▶ **EXERCISE GOAL**:
Repeat every line exactly, keeping the pictures out of the copy.

▶ **RAW DATA**:
=====

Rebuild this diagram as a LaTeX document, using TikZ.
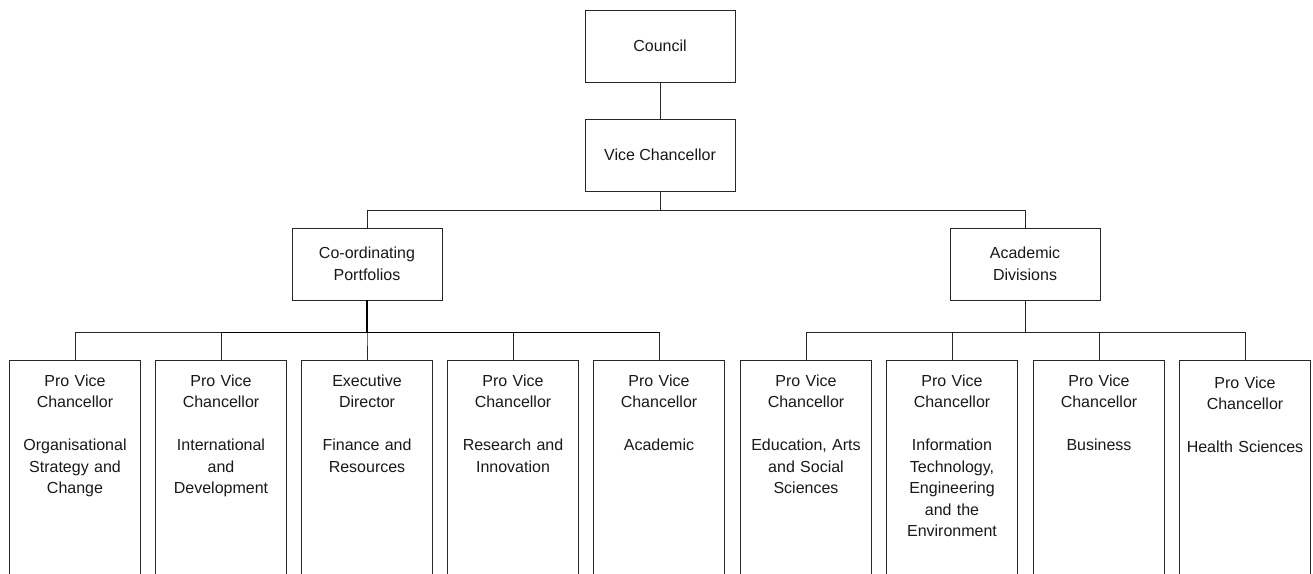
\documentclass[tikz,border=0pt]{standalone}
\usepackage{fontspec}
\setmainfont{Liberation Sans}
\usetikzlibrary{calc}
\begin{document}
\begin{tikzpicture}[x=1pt,y=-1pt,
  line width=0.9pt,
  headbox/.style={draw=black!85, line width=0.9pt, minimum width=150pt, minimum height=72pt,
    align=center, inner sep=2pt, font=\fontsize{16}{21.5}\selectfont, text=black!90},
  postbox/.style={draw=black!85, line width=0.9pt, anchor=north, text width=125pt, align=center,
    inner xsep=3pt, inner ysep=0pt, text height=26pt, text depth=240pt,
    font=\fontsize{16}{21.5}\selectfont, text=black!90},
  link/.style={draw=black!85, line width=0.9pt},
  trunk/.style={draw=black, line width=1.7pt}]
\clip (0,0) rectangle (1313,573);
\fill[white] (0,0) rectangle (1313,573);

% top of the hierarchy
\node[headbox] (council) at (660,46) {Council};
\node[headbox] (vc) at (660,155) {Vice Chancellor};
\node[headbox] (cp) at (367,264) {Co-ordinating\\Portfolios};
\node[headbox] (ad) at (1025,264) {Academic\\Divisions};

% portfolio heads
\node[postbox] (b1) at (75,360)  {Pro Vice\\Chancellor\\[21.5pt]Organisational\\Strategy and\\Change};
\node[postbox] (b2) at (221,360) {Pro Vice\\Chancellor\\[21.5pt]International\\and\\Development};
\node[postbox] (b3) at (367,360) {Executive\\Director\\[21.5pt]Finance and\\Resources};
\node[postbox] (b4) at (513,360) {Pro Vice\\Chancellor\\[21.5pt]Research and\\Innovation};
\node[postbox] (b5) at (659,360) {Pro Vice\\Chancellor\\[21.5pt]Academic};

% division heads
\node[postbox] (b6) at (806,360)  {Pro Vice\\Chancellor\\[21.5pt]Education, Arts\\and Social\\Sciences};
\node[postbox] (b7) at (952,360)  {Pro Vice\\Chancellor\\[21.5pt]Information\\Technology,\\Engineering\\and the\\Environment};
\node[postbox] (b8) at (1099,360) {Pro Vice\\Chancellor\\[21.5pt]Business};
\node[postbox, text height=28pt] (b9) at (1245,360) {Pro Vice\\Chancellor\\[21.5pt]Health Sciences};

% connectors
\draw[link] (council) -- (vc);
\draw[link] (vc.south) -- ++(0,19) -| (cp.north);
\draw[link] (vc.south) -- ++(0,19) -| (ad.north);

\coordinate (lbus) at ($(cp.south)+(0,32)$);
\foreach \b in {b1,b2,b3,b4,b5}
  \draw[link] (cp.south) -- ++(0,32) -| (\b.north);
\draw[trunk] (cp.south) -- ++(0,32);
\draw[trunk] (b2.north |- lbus) -- (b5.north |- lbus);

\foreach \b in {b6,b7,b8,b9}
  \draw[link] (ad.south) -- ++(0,32) -| (\b.north);
\end{tikzpicture}
\end{document}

=====

▶ **SOLUTION TO THIS TASK**:
Rebuild this diagram as a LaTeX document, using TikZ.
\documentclass[tikz,border=0pt]{standalone}
\usepackage{fontspec}
\setmainfont{Liberation Sans}
\usetikzlibrary{calc}
\begin{document}
\begin{tikzpicture}[x=1pt,y=-1pt,
  line width=0.9pt,
  headbox/.style={draw=black!85, line width=0.9pt, minimum width=150pt, minimum height=72pt,
    align=center, inner sep=2pt, font=\fontsize{16}{21.5}\selectfont, text=black!90},
  postbox/.style={draw=black!85, line width=0.9pt, anchor=north, text width=125pt, align=center,
    inner xsep=3pt, inner ysep=0pt, text height=26pt, text depth=240pt,
    font=\fontsize{16}{21.5}\selectfont, text=black!90},
  link/.style={draw=black!85, line width=0.9pt},
  trunk/.style={draw=black, line width=1.7pt}]
\clip (0,0) rectangle (1313,573);
\fill[white] (0,0) rectangle (1313,573);

% top of the hierarchy
\node[headbox] (council) at (660,46) {Council};
\node[headbox] (vc) at (660,155) {Vice Chancellor};
\node[headbox] (cp) at (367,264) {Co-ordinating\\Portfolios};
\node[headbox] (ad) at (1025,264) {Academic\\Divisions};

% portfolio heads
\node[postbox] (b1) at (75,360)  {Pro Vice\\Chancellor\\[21.5pt]Organisational\\Strategy and\\Change};
\node[postbox] (b2) at (221,360) {Pro Vice\\Chancellor\\[21.5pt]International\\and\\Development};
\node[postbox] (b3) at (367,360) {Executive\\Director\\[21.5pt]Finance and\\Resources};
\node[postbox] (b4) at (513,360) {Pro Vice\\Chancellor\\[21.5pt]Research and\\Innovation};
\node[postbox] (b5) at (659,360) {Pro Vice\\Chancellor\\[21.5pt]Academic};

% division heads
\node[postbox] (b6) at (806,360)  {Pro Vice\\Chancellor\\[21.5pt]Education, Arts\\and Social\\Sciences};
\node[postbox] (b7) at (952,360)  {Pro Vice\\Chancellor\\[21.5pt]Information\\Technology,\\Engineering\\and the\\Environment};
\node[postbox] (b8) at (1099,360) {Pro Vice\\Chancellor\\[21.5pt]Business};
\node[postbox, text height=28pt] (b9) at (1245,360) {Pro Vice\\Chancellor\\[21.5pt]Health Sciences};

% connectors
\draw[link] (council) -- (vc);
\draw[link] (vc.south) -- ++(0,19) -| (cp.north);
\draw[link] (vc.south) -- ++(0,19) -| (ad.north);

\coordinate (lbus) at ($(cp.south)+(0,32)$);
\foreach \b in {b1,b2,b3,b4,b5}
  \draw[link] (cp.south) -- ++(0,32) -| (\b.north);
\draw[trunk] (cp.south) -- ++(0,32);
\draw[trunk] (b2.north |- lbus) -- (b5.north |- lbus);

\foreach \b in {b6,b7,b8,b9}
  \draw[link] (ad.south) -- ++(0,32) -| (\b.north);
\end{tikzpicture}
\end{document}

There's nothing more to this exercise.